> **Work to be completed**: Find every line with "LaTeX" in it, then report how many there are and nothing more.

> **Data rows**:
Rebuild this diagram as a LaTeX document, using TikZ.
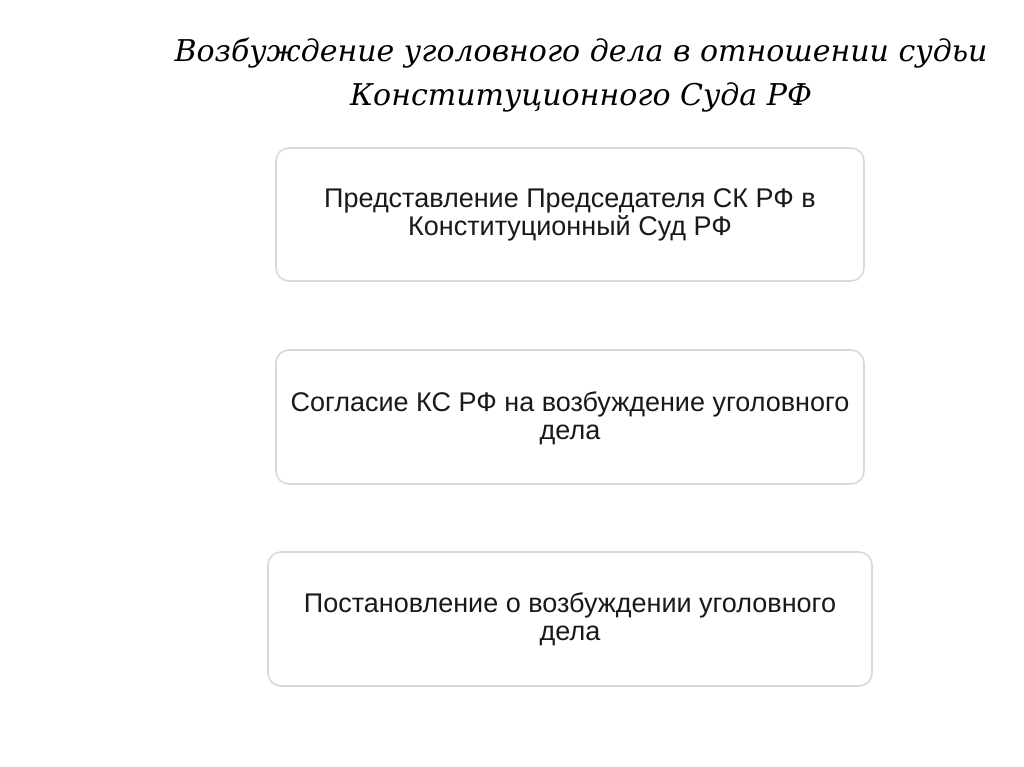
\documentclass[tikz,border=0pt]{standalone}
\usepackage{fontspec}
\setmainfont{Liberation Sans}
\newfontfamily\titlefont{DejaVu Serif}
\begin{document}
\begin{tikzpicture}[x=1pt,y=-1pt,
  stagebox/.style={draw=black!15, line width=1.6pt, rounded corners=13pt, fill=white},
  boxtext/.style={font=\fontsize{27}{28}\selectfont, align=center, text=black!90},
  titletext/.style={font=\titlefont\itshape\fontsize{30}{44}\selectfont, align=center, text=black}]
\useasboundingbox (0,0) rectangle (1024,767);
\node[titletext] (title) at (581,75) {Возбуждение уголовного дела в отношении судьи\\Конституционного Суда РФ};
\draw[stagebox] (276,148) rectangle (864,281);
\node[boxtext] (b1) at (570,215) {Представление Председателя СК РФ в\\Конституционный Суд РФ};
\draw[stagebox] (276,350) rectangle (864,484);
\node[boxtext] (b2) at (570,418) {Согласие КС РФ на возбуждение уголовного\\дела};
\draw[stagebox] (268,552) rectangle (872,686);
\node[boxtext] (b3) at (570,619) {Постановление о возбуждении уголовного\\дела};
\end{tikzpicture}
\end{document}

* * *

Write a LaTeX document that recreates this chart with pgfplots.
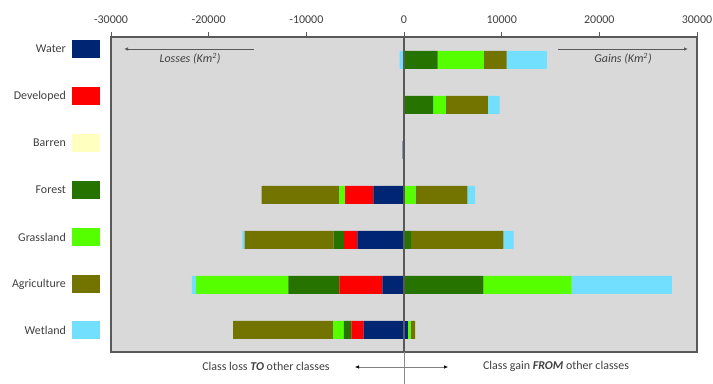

* * *

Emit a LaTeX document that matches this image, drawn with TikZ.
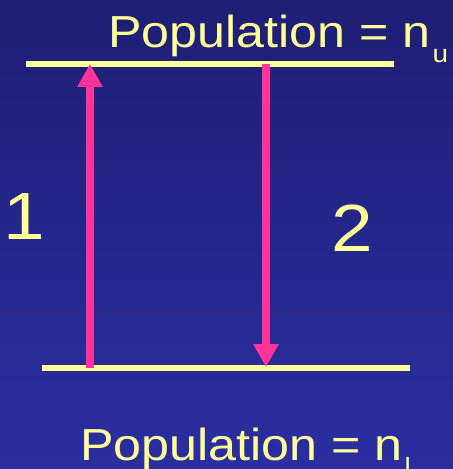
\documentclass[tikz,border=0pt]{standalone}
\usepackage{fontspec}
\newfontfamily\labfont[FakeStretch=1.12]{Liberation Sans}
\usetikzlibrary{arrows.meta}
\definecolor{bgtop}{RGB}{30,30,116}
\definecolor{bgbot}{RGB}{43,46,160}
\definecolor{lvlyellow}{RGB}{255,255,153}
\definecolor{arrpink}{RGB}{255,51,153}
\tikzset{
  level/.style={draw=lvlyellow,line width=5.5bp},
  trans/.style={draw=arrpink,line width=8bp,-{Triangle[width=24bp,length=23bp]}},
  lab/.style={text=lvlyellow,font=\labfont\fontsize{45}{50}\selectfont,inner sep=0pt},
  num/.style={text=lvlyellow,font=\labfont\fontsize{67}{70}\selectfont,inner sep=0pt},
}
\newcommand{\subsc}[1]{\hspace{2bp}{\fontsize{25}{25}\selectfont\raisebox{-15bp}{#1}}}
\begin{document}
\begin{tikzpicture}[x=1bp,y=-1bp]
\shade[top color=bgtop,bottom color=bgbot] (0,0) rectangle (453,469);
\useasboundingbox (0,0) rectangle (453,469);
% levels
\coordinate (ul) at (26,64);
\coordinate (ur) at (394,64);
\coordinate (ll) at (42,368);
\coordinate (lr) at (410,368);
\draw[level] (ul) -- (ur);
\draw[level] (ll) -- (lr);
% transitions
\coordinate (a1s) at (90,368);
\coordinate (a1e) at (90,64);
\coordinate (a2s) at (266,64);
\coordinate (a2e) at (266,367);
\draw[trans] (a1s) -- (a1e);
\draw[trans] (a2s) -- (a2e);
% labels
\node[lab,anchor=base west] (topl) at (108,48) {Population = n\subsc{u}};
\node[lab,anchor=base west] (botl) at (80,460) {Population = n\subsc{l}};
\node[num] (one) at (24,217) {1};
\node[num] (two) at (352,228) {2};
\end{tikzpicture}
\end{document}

> **Completed exercise**: 3